Collected material →
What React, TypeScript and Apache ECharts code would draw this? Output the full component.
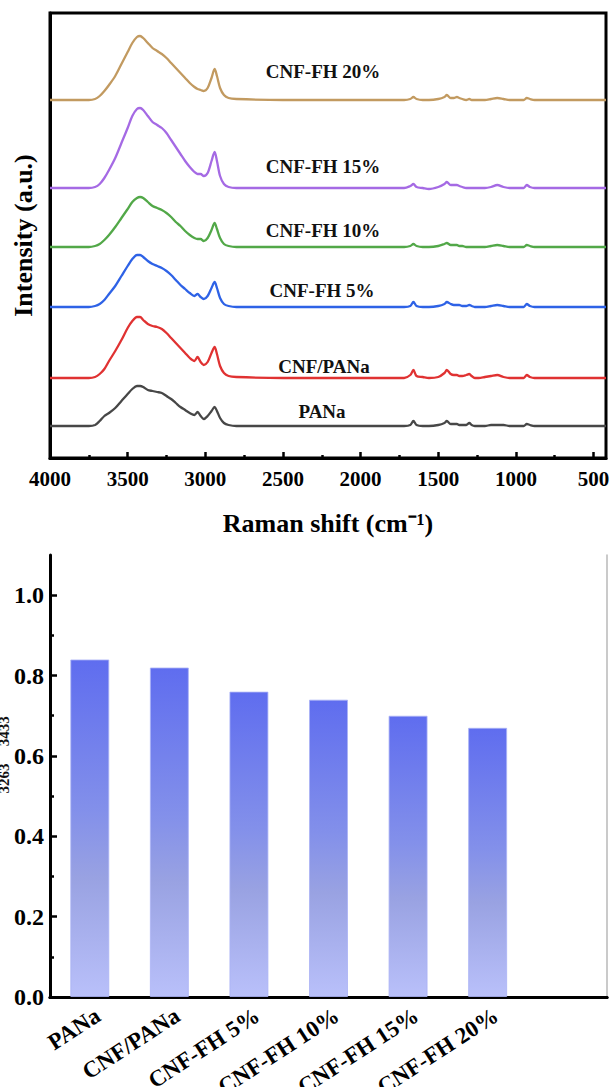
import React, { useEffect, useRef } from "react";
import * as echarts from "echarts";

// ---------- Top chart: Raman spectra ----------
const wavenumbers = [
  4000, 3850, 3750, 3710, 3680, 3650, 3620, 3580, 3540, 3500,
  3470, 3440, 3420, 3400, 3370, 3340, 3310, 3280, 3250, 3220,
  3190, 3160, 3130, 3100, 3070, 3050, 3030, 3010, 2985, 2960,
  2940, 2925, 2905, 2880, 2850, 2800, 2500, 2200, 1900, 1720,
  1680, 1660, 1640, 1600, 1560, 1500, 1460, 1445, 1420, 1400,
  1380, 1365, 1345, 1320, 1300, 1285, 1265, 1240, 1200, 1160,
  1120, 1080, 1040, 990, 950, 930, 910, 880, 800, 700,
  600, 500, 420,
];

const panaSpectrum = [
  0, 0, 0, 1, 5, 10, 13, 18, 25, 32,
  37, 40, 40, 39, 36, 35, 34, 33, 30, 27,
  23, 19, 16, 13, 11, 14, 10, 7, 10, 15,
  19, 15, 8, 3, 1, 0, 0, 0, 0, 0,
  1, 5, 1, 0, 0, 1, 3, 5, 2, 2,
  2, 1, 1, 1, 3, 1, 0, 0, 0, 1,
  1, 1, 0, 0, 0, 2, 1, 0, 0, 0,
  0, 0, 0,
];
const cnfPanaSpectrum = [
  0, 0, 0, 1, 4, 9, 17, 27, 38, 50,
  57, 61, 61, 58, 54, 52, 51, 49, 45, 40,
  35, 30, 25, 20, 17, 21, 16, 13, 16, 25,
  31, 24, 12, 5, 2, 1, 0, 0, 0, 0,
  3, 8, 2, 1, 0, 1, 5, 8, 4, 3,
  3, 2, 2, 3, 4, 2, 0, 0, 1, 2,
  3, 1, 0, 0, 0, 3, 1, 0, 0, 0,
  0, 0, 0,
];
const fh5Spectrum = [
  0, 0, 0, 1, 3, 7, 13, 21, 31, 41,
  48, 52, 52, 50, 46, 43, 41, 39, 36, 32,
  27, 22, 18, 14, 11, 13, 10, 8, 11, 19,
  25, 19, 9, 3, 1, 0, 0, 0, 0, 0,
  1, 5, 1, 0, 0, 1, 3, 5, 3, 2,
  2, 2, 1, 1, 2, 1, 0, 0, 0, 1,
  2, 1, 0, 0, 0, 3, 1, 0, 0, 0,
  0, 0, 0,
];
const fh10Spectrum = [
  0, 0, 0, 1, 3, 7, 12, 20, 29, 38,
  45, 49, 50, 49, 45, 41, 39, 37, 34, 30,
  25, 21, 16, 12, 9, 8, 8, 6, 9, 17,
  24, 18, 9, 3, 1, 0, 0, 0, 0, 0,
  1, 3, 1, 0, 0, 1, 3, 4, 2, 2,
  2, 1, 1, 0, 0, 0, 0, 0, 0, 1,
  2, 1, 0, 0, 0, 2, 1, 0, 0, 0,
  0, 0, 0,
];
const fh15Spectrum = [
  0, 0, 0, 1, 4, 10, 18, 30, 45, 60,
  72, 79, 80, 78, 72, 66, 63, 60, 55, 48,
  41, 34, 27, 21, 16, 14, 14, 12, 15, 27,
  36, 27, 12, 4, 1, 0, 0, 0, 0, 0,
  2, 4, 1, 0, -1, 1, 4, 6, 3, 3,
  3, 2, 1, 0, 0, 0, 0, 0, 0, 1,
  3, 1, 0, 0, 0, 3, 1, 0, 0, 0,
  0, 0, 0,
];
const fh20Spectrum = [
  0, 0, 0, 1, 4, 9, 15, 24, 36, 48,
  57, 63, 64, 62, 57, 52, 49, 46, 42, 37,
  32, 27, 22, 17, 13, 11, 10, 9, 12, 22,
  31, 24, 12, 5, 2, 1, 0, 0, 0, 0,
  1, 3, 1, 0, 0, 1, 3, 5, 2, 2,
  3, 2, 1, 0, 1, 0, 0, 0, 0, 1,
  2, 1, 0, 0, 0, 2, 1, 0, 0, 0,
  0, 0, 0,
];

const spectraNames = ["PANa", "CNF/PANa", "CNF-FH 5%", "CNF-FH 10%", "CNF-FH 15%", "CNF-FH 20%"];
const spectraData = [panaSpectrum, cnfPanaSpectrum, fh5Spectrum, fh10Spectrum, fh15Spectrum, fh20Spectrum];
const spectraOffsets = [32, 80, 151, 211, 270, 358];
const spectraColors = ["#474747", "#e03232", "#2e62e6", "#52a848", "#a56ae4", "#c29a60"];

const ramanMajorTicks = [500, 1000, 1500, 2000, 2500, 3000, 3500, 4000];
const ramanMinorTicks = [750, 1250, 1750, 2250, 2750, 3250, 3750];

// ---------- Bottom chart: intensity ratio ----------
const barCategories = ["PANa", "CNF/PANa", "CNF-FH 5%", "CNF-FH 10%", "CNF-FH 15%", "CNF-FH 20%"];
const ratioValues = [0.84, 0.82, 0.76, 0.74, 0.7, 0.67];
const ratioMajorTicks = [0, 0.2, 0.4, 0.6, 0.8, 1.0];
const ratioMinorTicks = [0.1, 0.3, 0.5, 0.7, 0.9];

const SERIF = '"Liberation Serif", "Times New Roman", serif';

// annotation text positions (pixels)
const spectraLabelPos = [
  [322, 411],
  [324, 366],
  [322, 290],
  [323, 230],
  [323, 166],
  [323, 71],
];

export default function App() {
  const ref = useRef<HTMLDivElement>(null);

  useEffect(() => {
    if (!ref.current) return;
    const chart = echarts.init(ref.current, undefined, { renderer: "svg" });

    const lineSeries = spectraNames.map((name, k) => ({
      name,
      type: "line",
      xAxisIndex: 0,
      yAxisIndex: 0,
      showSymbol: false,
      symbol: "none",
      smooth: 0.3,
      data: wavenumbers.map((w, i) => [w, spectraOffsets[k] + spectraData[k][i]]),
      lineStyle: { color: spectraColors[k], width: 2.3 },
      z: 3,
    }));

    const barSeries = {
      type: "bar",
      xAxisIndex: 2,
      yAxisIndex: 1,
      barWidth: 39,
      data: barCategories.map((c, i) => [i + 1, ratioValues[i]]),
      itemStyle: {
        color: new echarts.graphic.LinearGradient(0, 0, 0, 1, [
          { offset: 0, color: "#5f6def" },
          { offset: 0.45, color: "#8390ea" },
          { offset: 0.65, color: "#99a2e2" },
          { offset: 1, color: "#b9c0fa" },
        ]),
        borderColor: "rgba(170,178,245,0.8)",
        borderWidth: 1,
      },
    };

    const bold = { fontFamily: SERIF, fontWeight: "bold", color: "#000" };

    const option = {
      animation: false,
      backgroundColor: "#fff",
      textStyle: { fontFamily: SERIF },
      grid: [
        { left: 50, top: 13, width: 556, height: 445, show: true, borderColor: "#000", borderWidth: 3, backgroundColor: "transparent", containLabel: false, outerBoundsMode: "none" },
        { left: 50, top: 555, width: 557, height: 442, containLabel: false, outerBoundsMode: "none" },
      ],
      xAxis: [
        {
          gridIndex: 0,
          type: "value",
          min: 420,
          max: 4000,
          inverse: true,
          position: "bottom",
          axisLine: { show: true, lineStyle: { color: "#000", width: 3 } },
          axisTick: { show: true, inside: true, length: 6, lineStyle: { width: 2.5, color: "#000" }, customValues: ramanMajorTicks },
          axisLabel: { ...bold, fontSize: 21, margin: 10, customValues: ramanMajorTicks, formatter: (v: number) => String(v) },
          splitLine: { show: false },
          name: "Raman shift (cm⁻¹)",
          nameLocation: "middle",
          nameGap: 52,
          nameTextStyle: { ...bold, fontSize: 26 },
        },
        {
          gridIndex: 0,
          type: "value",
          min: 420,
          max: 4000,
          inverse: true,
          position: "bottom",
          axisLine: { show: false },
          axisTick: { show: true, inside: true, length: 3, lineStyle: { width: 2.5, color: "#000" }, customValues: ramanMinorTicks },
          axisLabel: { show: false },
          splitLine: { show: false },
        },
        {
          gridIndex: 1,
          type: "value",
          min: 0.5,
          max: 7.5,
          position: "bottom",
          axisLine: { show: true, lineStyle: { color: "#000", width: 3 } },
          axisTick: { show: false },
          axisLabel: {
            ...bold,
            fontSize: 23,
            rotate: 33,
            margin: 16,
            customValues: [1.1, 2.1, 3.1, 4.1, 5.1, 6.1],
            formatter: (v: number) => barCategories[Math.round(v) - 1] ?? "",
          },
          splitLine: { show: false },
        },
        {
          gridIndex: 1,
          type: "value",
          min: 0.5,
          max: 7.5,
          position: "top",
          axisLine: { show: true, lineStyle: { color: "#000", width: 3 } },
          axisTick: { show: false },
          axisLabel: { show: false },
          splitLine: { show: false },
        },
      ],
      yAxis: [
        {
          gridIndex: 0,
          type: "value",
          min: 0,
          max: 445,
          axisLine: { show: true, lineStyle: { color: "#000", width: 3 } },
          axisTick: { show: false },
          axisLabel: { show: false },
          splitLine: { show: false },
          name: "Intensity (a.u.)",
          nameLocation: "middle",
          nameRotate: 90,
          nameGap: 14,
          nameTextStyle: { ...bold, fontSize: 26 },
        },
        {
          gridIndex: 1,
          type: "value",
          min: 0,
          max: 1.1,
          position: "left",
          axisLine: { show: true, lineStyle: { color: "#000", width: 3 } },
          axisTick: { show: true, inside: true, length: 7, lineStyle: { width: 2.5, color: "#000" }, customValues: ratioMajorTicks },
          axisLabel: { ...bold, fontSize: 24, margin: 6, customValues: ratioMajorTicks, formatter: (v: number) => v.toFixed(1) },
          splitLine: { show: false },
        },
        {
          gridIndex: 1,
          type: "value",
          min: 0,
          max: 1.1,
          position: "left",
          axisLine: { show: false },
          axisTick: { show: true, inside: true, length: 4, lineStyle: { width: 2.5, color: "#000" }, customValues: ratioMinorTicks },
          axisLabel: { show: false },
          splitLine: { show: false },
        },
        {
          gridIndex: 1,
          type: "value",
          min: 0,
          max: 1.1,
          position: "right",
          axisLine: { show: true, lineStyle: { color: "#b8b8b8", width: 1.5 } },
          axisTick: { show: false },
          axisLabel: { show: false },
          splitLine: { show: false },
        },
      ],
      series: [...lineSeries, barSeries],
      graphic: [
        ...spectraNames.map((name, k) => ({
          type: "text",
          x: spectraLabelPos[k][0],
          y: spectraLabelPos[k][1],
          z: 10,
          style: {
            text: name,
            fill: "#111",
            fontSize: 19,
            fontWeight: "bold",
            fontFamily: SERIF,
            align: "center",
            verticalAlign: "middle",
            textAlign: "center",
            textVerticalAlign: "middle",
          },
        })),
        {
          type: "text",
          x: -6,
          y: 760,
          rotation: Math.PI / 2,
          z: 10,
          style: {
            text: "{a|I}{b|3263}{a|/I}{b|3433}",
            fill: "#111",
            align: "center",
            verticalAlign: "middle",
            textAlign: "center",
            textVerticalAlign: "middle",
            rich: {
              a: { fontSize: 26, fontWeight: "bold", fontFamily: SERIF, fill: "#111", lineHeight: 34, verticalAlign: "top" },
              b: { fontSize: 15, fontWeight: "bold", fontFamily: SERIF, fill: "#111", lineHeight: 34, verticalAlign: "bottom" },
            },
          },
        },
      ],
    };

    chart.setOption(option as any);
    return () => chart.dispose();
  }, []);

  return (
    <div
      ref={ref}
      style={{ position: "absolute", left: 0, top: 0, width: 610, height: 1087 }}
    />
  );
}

Description of the task → Leave out the pictures. Transcribe only the lines above, from the first through the one that contains "import * as".

Finished answer →
What React, TypeScript and Apache ECharts code would draw this? Output the full component.
import React, { useEffect, useRef } from "react";
import * as echarts from "echarts";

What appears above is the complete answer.